Repeat all the material exactly; pictures stay out of your copy.

____

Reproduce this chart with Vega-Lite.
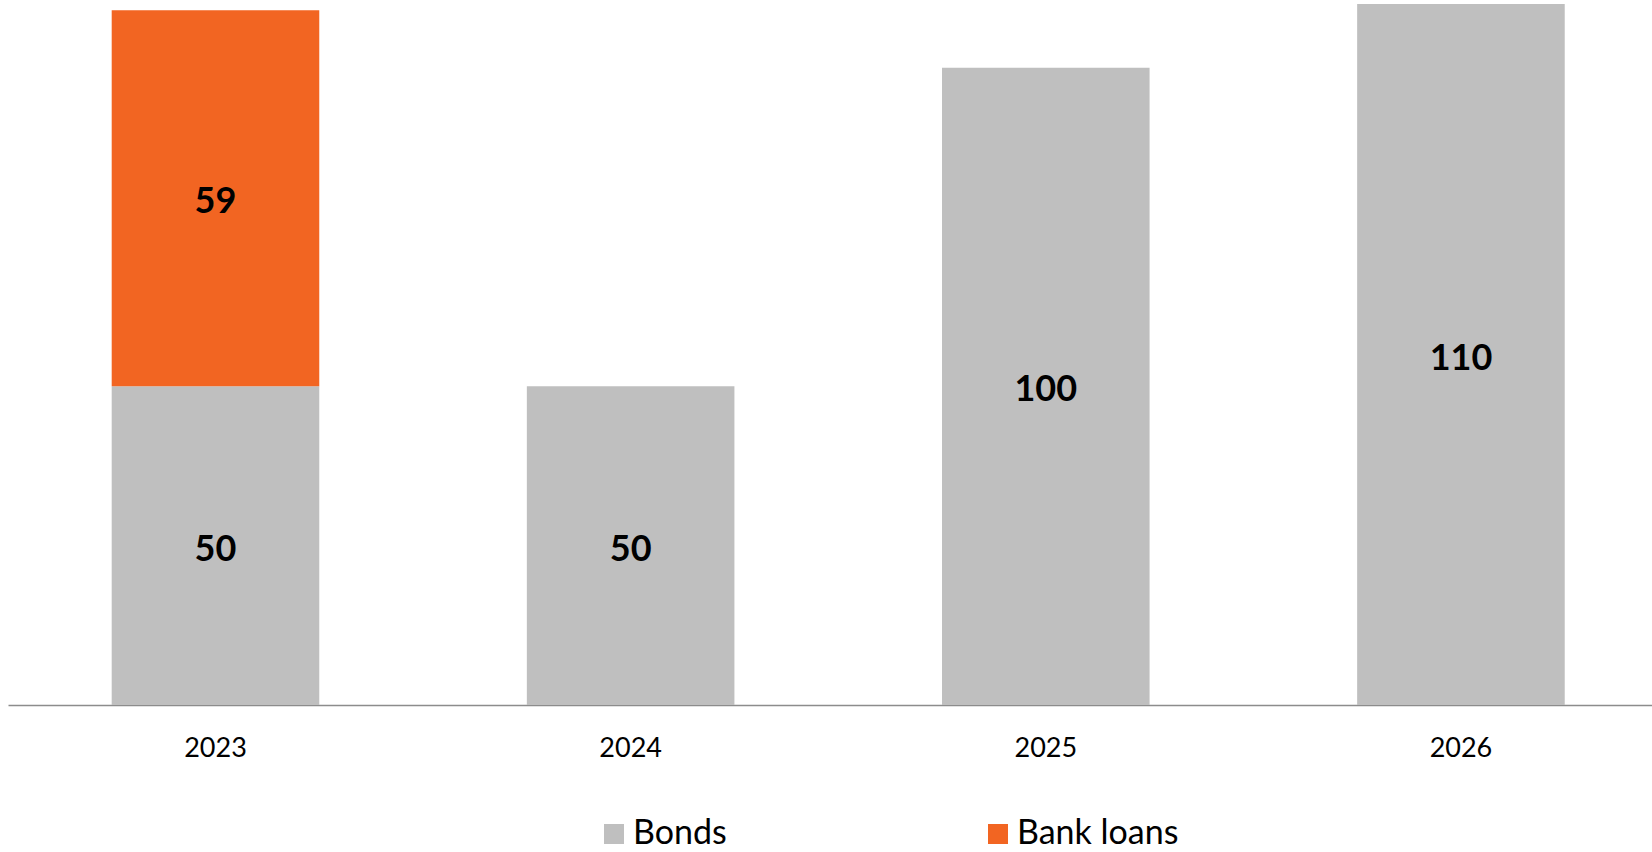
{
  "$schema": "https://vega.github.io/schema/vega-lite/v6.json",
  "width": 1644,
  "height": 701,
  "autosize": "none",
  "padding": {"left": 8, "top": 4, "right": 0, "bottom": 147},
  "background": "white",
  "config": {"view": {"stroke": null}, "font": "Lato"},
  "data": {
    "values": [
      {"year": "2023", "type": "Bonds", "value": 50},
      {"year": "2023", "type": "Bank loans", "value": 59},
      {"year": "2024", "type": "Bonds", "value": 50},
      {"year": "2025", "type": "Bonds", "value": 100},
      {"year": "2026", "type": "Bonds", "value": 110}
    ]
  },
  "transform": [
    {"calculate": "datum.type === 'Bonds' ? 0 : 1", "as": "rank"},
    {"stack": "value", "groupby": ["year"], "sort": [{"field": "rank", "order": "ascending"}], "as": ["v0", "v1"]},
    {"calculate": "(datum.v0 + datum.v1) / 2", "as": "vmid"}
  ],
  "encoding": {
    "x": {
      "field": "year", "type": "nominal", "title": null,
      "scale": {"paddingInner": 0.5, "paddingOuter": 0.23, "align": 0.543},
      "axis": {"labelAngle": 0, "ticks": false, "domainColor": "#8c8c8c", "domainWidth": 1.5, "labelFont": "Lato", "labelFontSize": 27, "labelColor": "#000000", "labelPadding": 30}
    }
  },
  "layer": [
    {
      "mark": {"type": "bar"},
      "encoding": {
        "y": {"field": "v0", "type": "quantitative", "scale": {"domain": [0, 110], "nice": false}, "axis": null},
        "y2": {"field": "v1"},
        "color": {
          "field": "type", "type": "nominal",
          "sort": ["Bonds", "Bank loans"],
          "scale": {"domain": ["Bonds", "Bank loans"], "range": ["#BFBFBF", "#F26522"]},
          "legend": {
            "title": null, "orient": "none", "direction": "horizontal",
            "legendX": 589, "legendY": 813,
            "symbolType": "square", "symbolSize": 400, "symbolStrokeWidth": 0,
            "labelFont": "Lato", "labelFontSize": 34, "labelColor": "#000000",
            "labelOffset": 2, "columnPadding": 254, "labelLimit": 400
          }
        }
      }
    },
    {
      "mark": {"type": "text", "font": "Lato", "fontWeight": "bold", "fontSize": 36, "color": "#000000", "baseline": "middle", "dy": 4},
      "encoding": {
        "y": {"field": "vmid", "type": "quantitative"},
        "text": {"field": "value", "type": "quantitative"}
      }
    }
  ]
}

____

Expected output:
Reproduce this chart with Vega-Lite.
{
  "$schema": "https://vega.github.io/schema/vega-lite/v6.json",
  "width": 1644,
  "height": 701,
  "autosize": "none",
  "padding": {"left": 8, "top": 4, "right": 0, "bottom": 147},
  "background": "white",
  "config": {"view": {"stroke": null}, "font": "Lato"},
  "data": {
    "values": [
      {"year": "2023", "type": "Bonds", "value": 50},
      {"year": "2023", "type": "Bank loans", "value": 59},
      {"year": "2024", "type": "Bonds", "value": 50},
      {"year": "2025", "type": "Bonds", "value": 100},
      {"year": "2026", "type": "Bonds", "value": 110}
    ]
  },
  "transform": [
    {"calculate": "datum.type === 'Bonds' ? 0 : 1", "as": "rank"},
    {"stack": "value", "groupby": ["year"], "sort": [{"field": "rank", "order": "ascending"}], "as": ["v0", "v1"]},
    {"calculate": "(datum.v0 + datum.v1) / 2", "as": "vmid"}
  ],
  "encoding": {
    "x": {
      "field": "year", "type": "nominal", "title": null,
      "scale": {"paddingInner": 0.5, "paddingOuter": 0.23, "align": 0.543},
      "axis": {"labelAngle": 0, "ticks": false, "domainColor": "#8c8c8c", "domainWidth": 1.5, "labelFont": "Lato", "labelFontSize": 27, "labelColor": "#000000", "labelPadding": 30}
    }
  },
  "layer": [
    {
      "mark": {"type": "bar"},
      "encoding": {
        "y": {"field": "v0", "type": "quantitative", "scale": {"domain": [0, 110], "nice": false}, "axis": null},
        "y2": {"field": "v1"},
        "color": {
          "field": "type", "type": "nominal",
          "sort": ["Bonds", "Bank loans"],
          "scale": {"domain": ["Bonds", "Bank loans"], "range": ["#BFBFBF", "#F26522"]},
          "legend": {
            "title": null, "orient": "none", "direction": "horizontal",
            "legendX": 589, "legendY": 813,
            "symbolType": "square", "symbolSize": 400, "symbolStrokeWidth": 0,
            "labelFont": "Lato", "labelFontSize": 34, "labelColor": "#000000",
            "labelOffset": 2, "columnPadding": 254, "labelLimit": 400
          }
        }
      }
    },
    {
      "mark": {"type": "text", "font": "Lato", "fontWeight": "bold", "fontSize": 36, "color": "#000000", "baseline": "middle", "dy": 4},
      "encoding": {
        "y": {"field": "vmid", "type": "quantitative"},
        "text": {"field": "value", "type": "quantitative"}
      }
    }
  ]
}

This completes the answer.